* To be done: Your task is to write out only the lines running from the line with "Write a LaTeX" to the line with "height=90pt,below=0pt of tc-attr]", both ends kept, with no images.

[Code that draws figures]
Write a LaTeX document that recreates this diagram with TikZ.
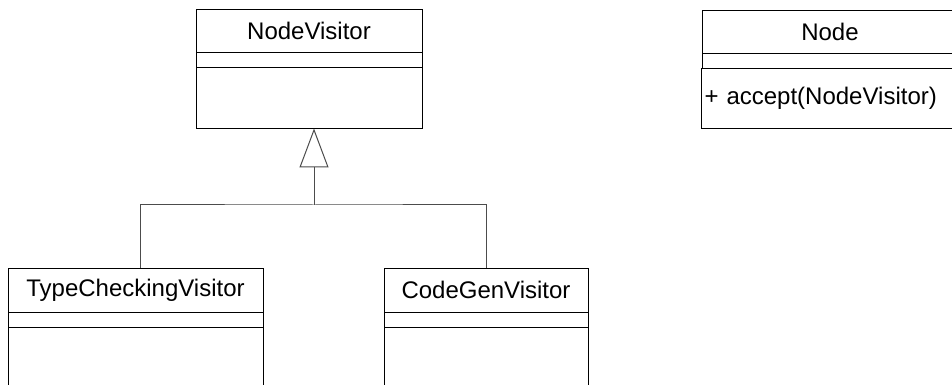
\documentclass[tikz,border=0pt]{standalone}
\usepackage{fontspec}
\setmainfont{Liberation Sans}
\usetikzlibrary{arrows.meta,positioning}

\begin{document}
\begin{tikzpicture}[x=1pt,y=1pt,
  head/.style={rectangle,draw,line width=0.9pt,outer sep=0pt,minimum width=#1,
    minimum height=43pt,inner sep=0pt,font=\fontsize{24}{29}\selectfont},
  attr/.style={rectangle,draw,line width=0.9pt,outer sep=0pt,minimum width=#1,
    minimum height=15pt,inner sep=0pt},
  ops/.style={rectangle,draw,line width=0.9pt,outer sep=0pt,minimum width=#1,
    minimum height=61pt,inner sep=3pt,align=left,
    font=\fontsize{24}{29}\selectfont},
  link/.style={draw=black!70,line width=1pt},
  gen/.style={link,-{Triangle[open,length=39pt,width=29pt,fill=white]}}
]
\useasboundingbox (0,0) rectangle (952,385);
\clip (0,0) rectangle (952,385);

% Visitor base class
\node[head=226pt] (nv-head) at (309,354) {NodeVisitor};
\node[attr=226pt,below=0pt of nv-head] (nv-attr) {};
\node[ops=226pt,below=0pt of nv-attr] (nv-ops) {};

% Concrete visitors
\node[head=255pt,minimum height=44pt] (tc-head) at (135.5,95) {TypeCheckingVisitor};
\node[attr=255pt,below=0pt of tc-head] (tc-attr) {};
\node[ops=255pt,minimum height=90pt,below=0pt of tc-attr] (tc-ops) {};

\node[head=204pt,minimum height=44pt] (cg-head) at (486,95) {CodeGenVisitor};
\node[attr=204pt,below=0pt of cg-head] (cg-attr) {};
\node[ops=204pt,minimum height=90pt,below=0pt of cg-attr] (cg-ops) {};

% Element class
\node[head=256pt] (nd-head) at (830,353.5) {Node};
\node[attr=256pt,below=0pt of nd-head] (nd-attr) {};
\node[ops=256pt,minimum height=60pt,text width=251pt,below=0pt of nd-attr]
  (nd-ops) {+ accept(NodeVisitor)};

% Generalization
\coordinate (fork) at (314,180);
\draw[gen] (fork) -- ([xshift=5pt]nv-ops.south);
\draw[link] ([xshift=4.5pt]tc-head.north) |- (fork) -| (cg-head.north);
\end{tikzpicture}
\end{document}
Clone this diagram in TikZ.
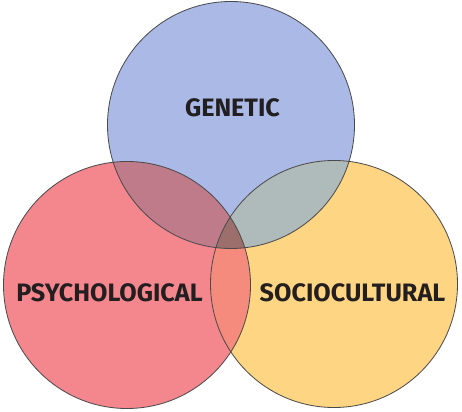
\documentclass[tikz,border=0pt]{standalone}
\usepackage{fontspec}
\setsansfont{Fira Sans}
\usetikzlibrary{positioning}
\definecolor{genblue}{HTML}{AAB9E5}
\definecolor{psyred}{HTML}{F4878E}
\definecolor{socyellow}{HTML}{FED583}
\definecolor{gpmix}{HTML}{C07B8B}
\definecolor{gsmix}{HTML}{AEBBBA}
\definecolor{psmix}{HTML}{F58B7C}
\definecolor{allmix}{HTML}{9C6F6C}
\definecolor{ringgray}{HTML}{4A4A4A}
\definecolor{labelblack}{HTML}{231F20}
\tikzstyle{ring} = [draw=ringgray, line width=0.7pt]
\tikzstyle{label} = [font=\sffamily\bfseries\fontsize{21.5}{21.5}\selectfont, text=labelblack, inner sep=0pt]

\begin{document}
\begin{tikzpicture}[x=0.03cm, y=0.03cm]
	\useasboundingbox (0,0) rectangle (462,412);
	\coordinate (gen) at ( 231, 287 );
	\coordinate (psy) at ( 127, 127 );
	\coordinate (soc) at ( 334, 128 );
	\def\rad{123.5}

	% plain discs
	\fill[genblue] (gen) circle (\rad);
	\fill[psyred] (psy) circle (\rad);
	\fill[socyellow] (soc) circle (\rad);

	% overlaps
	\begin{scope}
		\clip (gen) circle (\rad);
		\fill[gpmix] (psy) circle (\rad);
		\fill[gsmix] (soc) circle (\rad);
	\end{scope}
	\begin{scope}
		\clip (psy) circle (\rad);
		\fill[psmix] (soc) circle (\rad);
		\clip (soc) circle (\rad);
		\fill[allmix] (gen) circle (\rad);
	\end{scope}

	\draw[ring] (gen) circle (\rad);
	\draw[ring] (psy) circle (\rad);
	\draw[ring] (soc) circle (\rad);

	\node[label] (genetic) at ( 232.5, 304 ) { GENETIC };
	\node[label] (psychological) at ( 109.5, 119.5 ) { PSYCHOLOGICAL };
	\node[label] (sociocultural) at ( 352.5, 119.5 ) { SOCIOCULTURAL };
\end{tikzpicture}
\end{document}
---
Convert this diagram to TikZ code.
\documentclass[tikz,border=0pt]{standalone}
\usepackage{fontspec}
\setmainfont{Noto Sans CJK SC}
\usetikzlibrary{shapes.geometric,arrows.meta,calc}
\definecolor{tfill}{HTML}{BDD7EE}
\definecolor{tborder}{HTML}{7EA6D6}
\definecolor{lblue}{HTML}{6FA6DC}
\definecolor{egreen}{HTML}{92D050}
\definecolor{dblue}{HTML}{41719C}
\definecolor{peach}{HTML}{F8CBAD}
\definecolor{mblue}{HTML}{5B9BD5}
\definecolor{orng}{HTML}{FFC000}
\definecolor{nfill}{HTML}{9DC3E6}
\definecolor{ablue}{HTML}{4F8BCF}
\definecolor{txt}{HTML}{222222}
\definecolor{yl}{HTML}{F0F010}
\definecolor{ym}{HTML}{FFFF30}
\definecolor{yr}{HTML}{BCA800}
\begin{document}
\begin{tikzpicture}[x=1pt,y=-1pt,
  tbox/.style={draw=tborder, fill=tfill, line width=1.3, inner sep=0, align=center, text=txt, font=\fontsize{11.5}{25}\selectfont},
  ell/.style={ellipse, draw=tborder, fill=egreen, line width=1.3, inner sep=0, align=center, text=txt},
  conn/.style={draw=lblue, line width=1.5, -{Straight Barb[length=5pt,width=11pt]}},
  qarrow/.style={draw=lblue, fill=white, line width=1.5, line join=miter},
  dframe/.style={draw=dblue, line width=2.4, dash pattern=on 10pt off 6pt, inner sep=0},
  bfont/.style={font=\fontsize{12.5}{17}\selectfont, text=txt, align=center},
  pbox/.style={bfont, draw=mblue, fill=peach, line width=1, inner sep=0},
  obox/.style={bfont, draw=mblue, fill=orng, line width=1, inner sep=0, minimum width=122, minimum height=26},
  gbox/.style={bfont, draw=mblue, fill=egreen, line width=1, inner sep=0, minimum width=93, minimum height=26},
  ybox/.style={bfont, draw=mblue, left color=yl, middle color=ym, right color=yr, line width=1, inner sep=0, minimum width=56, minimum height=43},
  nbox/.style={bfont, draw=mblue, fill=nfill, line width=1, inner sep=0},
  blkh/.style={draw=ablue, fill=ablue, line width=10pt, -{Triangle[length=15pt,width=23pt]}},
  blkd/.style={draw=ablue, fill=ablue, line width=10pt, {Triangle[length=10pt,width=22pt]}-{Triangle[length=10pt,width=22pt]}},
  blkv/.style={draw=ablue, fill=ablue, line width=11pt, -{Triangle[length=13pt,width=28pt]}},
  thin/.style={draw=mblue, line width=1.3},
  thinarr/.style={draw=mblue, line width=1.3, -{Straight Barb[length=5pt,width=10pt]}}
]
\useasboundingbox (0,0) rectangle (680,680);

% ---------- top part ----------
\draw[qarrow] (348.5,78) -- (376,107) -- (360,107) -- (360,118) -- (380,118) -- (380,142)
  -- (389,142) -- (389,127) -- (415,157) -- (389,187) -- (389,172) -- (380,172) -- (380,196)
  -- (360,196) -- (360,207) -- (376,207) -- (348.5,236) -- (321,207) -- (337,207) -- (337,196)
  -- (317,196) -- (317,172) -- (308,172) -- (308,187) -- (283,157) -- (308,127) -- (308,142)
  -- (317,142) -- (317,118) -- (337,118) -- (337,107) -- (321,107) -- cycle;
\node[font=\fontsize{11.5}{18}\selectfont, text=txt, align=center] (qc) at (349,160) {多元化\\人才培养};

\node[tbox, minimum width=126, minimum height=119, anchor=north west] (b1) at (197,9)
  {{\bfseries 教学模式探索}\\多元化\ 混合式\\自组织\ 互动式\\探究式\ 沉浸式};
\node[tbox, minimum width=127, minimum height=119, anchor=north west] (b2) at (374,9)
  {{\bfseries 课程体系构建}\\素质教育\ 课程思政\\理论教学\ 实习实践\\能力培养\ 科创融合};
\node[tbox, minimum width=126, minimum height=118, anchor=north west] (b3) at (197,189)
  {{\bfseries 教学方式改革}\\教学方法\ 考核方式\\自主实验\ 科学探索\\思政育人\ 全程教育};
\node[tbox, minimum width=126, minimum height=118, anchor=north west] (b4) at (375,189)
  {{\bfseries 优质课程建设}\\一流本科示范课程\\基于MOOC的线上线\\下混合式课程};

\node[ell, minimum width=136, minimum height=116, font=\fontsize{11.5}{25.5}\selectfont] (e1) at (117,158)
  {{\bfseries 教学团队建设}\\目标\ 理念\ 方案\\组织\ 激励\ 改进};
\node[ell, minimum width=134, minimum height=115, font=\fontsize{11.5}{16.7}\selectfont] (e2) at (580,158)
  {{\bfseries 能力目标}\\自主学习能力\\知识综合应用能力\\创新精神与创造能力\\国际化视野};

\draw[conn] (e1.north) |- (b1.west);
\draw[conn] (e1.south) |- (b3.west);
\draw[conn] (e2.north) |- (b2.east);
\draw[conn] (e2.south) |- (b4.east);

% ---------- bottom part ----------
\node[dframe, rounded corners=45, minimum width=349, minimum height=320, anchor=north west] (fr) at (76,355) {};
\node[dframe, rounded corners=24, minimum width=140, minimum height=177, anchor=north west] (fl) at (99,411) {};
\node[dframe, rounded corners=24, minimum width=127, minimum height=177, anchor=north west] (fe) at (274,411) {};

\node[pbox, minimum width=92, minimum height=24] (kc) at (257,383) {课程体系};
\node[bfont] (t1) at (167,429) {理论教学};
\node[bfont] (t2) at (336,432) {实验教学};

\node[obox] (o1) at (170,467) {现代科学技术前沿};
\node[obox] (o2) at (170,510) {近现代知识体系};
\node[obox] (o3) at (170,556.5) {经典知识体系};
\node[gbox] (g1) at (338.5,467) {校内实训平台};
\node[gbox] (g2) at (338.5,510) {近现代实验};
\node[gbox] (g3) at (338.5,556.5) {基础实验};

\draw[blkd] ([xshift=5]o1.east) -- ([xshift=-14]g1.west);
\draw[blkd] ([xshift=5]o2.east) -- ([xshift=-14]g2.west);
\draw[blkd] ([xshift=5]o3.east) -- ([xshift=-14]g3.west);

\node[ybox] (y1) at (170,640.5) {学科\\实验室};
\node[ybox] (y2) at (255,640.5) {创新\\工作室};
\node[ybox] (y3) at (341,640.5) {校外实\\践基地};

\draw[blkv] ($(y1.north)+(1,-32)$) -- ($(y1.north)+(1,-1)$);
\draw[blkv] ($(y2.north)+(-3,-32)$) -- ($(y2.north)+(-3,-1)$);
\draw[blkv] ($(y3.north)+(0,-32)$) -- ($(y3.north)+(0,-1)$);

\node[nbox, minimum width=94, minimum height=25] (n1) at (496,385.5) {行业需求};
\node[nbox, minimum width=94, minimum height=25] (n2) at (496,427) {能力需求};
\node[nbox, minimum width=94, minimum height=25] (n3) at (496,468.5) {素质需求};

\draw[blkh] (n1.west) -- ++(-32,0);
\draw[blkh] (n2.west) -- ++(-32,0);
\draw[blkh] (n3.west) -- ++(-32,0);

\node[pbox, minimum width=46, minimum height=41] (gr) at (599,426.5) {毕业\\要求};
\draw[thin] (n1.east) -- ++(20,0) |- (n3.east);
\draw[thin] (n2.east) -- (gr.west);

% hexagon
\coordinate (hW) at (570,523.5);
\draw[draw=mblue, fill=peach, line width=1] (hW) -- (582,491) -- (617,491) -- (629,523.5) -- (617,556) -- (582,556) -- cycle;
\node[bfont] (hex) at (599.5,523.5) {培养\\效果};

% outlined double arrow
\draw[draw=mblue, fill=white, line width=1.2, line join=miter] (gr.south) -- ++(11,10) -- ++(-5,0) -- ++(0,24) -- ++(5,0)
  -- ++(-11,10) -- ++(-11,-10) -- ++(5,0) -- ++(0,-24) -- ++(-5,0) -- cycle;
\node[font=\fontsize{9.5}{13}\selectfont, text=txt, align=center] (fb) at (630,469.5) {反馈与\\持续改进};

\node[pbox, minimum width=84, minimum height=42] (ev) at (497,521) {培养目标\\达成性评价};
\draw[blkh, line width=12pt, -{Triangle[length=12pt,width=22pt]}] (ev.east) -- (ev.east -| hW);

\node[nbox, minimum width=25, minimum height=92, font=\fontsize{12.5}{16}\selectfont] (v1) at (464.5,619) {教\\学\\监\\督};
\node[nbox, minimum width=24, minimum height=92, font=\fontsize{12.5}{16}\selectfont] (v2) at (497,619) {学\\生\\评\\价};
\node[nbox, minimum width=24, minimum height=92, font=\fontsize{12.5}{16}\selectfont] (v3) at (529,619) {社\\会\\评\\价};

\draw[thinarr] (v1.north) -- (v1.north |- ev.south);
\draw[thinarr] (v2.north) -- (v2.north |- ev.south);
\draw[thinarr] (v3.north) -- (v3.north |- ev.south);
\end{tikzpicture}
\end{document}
==
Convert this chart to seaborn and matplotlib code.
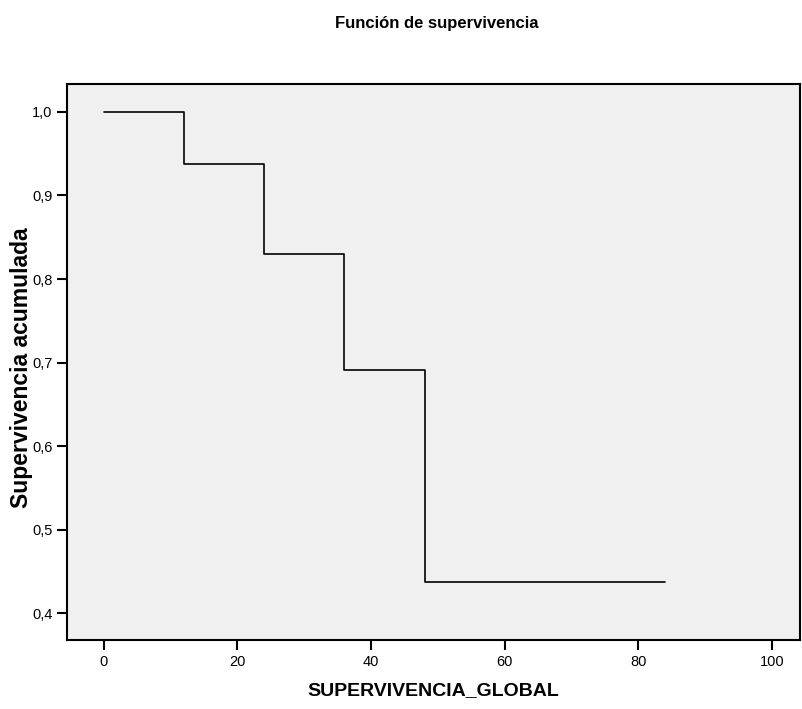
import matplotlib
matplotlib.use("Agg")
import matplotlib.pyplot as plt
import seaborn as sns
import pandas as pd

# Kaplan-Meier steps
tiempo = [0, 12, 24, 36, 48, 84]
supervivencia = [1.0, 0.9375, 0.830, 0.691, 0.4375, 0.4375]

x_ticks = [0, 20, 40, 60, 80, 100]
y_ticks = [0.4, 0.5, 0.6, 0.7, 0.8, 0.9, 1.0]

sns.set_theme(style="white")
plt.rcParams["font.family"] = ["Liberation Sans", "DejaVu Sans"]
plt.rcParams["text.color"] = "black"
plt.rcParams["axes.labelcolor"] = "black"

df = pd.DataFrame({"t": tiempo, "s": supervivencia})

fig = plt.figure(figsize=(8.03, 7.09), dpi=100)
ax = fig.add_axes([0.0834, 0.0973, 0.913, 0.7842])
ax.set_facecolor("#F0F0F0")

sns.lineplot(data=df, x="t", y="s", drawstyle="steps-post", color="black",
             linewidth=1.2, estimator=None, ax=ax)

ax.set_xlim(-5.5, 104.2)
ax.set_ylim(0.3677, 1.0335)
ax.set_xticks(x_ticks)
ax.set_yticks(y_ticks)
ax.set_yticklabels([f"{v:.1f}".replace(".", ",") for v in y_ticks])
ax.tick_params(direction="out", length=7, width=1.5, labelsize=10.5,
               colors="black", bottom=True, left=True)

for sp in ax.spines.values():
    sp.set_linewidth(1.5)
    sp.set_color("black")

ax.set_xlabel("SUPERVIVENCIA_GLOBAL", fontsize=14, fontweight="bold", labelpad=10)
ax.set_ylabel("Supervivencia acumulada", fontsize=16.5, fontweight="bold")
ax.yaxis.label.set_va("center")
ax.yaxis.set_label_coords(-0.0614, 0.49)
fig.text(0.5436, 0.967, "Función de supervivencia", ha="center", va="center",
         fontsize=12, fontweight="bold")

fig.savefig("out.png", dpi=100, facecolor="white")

* Task result:
Write a LaTeX document that recreates this diagram with TikZ.
\documentclass[tikz,border=0pt]{standalone}
\usepackage{fontspec}
\setmainfont{Liberation Sans}
\usetikzlibrary{arrows.meta,positioning}

\begin{document}
\begin{tikzpicture}[x=1pt,y=1pt,
  head/.style={rectangle,draw,line width=0.9pt,outer sep=0pt,minimum width=#1,
    minimum height=43pt,inner sep=0pt,font=\fontsize{24}{29}\selectfont},
  attr/.style={rectangle,draw,line width=0.9pt,outer sep=0pt,minimum width=#1,
    minimum height=15pt,inner sep=0pt},
  ops/.style={rectangle,draw,line width=0.9pt,outer sep=0pt,minimum width=#1,
    minimum height=61pt,inner sep=3pt,align=left,
    font=\fontsize{24}{29}\selectfont},
  link/.style={draw=black!70,line width=1pt},
  gen/.style={link,-{Triangle[open,length=39pt,width=29pt,fill=white]}}
]
\useasboundingbox (0,0) rectangle (952,385);
\clip (0,0) rectangle (952,385);

% Visitor base class
\node[head=226pt] (nv-head) at (309,354) {NodeVisitor};
\node[attr=226pt,below=0pt of nv-head] (nv-attr) {};
\node[ops=226pt,below=0pt of nv-attr] (nv-ops) {};

% Concrete visitors
\node[head=255pt,minimum height=44pt] (tc-head) at (135.5,95) {TypeCheckingVisitor};
\node[attr=255pt,below=0pt of tc-head] (tc-attr) {};
\node[ops=255pt,minimum height=90pt,below=0pt of tc-attr] (tc-ops) {};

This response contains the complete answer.